═══ Data excerpts ═══

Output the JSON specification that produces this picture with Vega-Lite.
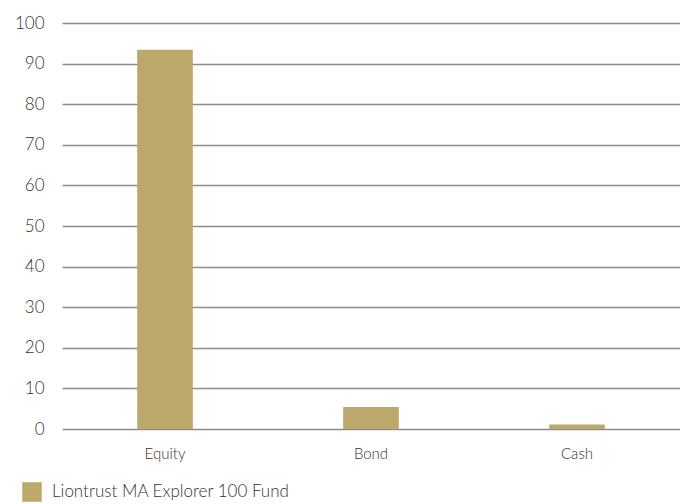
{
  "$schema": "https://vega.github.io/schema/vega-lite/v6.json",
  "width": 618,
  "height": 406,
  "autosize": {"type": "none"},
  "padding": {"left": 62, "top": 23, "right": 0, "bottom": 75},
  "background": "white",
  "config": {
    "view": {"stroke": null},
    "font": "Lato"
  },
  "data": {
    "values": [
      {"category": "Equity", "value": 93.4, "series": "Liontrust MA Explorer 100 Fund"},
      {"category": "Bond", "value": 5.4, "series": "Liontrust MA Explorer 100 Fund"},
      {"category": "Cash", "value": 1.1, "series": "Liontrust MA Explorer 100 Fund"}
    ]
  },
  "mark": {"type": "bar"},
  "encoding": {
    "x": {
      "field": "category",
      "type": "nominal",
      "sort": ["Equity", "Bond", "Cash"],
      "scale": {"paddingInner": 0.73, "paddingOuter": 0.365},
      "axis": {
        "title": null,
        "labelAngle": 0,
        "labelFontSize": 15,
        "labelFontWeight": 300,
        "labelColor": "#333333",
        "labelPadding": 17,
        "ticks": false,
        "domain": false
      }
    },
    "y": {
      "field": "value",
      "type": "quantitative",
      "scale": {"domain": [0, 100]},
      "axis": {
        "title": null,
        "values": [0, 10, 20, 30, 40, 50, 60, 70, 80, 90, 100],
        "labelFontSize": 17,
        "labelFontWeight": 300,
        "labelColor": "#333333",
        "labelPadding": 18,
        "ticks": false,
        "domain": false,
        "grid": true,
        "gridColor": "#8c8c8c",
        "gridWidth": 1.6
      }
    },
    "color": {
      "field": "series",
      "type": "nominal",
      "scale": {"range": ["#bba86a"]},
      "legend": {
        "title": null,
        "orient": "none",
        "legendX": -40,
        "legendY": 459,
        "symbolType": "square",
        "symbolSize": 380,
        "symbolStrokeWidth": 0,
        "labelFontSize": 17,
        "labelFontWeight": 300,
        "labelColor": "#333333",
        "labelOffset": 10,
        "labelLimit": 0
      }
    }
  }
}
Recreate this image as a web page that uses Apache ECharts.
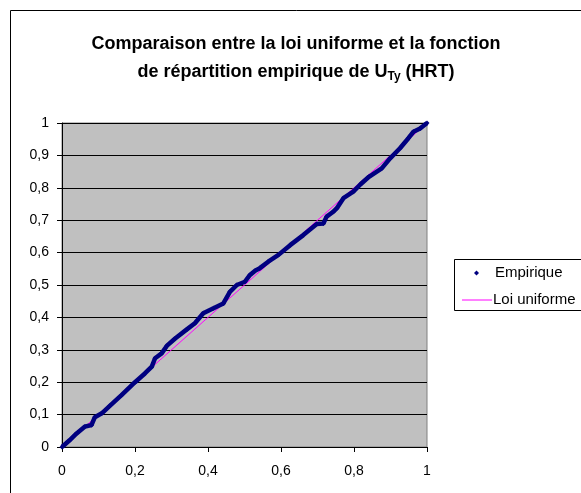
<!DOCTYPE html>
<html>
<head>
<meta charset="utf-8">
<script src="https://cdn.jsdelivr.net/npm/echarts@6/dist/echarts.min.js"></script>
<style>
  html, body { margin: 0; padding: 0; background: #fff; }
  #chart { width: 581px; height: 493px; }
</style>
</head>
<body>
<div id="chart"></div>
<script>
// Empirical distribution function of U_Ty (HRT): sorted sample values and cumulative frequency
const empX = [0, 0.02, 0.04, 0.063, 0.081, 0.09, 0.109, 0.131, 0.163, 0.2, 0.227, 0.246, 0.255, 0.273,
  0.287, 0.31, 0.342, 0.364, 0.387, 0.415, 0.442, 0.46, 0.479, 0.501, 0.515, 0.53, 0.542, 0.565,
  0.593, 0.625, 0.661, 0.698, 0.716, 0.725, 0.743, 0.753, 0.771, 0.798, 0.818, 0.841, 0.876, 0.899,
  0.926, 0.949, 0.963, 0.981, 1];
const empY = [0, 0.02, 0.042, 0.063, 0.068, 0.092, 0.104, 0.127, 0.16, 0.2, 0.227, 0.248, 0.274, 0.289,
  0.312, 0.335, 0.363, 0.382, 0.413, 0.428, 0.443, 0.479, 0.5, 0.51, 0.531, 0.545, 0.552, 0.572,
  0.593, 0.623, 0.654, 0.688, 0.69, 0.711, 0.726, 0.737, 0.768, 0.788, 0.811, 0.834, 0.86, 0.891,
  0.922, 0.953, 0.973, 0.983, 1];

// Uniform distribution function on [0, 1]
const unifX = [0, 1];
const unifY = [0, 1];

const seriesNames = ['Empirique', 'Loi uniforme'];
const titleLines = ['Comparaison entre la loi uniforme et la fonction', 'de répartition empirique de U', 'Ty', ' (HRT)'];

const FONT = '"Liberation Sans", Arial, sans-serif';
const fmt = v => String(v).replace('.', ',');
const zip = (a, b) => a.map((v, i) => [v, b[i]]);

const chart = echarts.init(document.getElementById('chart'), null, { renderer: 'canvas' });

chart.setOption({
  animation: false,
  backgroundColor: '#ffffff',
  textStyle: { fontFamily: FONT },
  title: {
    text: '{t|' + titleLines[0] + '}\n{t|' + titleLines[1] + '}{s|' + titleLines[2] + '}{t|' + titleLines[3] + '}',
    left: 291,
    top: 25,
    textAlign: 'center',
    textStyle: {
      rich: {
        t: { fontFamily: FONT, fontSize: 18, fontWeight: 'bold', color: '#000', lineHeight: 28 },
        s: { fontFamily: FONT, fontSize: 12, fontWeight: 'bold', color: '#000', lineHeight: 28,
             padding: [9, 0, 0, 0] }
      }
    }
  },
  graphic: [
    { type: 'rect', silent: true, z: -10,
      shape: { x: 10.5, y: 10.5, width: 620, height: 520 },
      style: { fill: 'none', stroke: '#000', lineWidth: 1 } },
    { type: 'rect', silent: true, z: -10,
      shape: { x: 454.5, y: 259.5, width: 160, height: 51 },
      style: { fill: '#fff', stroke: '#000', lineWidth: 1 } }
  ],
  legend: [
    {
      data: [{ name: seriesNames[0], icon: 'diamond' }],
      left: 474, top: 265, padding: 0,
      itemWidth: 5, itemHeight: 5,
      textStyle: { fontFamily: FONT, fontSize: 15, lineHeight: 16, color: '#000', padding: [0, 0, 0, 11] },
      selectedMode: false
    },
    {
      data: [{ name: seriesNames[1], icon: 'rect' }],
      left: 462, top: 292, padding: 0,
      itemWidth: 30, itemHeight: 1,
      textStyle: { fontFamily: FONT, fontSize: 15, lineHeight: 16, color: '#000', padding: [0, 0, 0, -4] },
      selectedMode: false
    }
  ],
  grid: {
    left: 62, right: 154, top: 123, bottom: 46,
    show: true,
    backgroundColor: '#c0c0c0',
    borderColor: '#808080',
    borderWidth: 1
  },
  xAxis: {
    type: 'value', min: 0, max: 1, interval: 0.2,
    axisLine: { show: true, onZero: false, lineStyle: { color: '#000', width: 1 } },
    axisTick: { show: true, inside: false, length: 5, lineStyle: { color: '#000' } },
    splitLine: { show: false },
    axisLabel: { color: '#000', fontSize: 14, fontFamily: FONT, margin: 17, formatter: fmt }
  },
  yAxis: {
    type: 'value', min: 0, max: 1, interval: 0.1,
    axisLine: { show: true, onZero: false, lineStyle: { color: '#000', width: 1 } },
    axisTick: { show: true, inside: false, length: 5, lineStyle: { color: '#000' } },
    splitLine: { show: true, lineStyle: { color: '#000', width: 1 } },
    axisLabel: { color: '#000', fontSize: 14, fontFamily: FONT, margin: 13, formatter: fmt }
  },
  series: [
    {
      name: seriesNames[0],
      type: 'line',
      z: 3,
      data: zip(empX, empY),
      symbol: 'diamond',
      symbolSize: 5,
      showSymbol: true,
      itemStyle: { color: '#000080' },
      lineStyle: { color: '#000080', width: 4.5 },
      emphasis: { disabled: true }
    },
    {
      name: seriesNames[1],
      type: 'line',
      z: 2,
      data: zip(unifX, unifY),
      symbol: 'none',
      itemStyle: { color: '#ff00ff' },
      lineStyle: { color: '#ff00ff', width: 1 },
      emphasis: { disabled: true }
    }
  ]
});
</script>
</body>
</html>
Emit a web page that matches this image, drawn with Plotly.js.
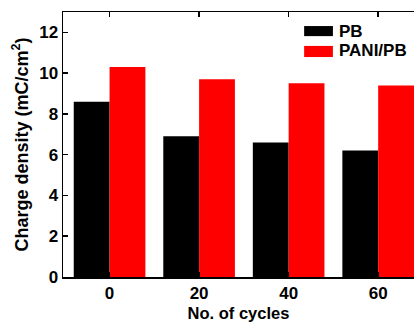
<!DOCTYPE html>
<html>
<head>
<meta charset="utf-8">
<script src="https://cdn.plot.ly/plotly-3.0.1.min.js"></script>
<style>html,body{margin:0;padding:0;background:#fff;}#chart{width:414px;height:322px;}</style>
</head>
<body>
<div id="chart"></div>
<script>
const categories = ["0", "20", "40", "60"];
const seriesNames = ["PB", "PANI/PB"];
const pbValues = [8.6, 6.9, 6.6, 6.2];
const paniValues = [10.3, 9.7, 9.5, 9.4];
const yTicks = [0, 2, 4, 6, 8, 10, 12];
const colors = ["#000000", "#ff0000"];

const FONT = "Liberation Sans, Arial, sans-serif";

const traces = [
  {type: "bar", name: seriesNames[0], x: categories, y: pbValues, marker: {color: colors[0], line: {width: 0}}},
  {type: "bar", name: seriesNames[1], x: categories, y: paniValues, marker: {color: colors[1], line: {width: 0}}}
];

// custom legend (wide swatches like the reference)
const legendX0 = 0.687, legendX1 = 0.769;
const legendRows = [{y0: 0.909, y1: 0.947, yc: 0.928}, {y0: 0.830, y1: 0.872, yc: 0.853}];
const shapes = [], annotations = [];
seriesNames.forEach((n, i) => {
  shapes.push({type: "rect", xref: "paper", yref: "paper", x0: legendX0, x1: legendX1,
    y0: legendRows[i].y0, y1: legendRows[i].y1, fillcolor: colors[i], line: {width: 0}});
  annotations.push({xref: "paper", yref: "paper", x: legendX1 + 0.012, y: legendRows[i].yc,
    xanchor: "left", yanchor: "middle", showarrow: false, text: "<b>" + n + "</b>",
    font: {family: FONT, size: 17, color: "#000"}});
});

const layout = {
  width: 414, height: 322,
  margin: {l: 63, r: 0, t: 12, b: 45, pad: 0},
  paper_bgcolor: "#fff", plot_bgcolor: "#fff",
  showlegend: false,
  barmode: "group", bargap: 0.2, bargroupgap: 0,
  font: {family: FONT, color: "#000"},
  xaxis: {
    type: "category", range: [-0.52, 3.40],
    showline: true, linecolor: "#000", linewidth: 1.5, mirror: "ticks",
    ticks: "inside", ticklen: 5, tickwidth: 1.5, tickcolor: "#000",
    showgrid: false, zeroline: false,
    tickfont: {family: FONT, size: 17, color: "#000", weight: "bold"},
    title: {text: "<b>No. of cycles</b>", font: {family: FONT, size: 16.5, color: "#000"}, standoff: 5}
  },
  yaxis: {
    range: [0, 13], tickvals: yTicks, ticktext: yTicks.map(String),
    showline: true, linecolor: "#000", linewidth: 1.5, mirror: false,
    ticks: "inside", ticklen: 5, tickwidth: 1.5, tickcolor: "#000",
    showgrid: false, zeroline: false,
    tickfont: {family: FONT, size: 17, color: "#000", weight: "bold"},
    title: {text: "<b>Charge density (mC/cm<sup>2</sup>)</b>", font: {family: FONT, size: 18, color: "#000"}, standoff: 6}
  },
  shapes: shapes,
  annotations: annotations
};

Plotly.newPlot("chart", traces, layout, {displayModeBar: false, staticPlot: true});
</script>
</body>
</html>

═══

**What you are asked to do:**
Find the lines containing "with" and list every one of them.

**Answer for this exercise:**
Output the JSON specification that produces this picture with Vega-Lite.
Emit a web page that matches this image, drawn with Plotly.js.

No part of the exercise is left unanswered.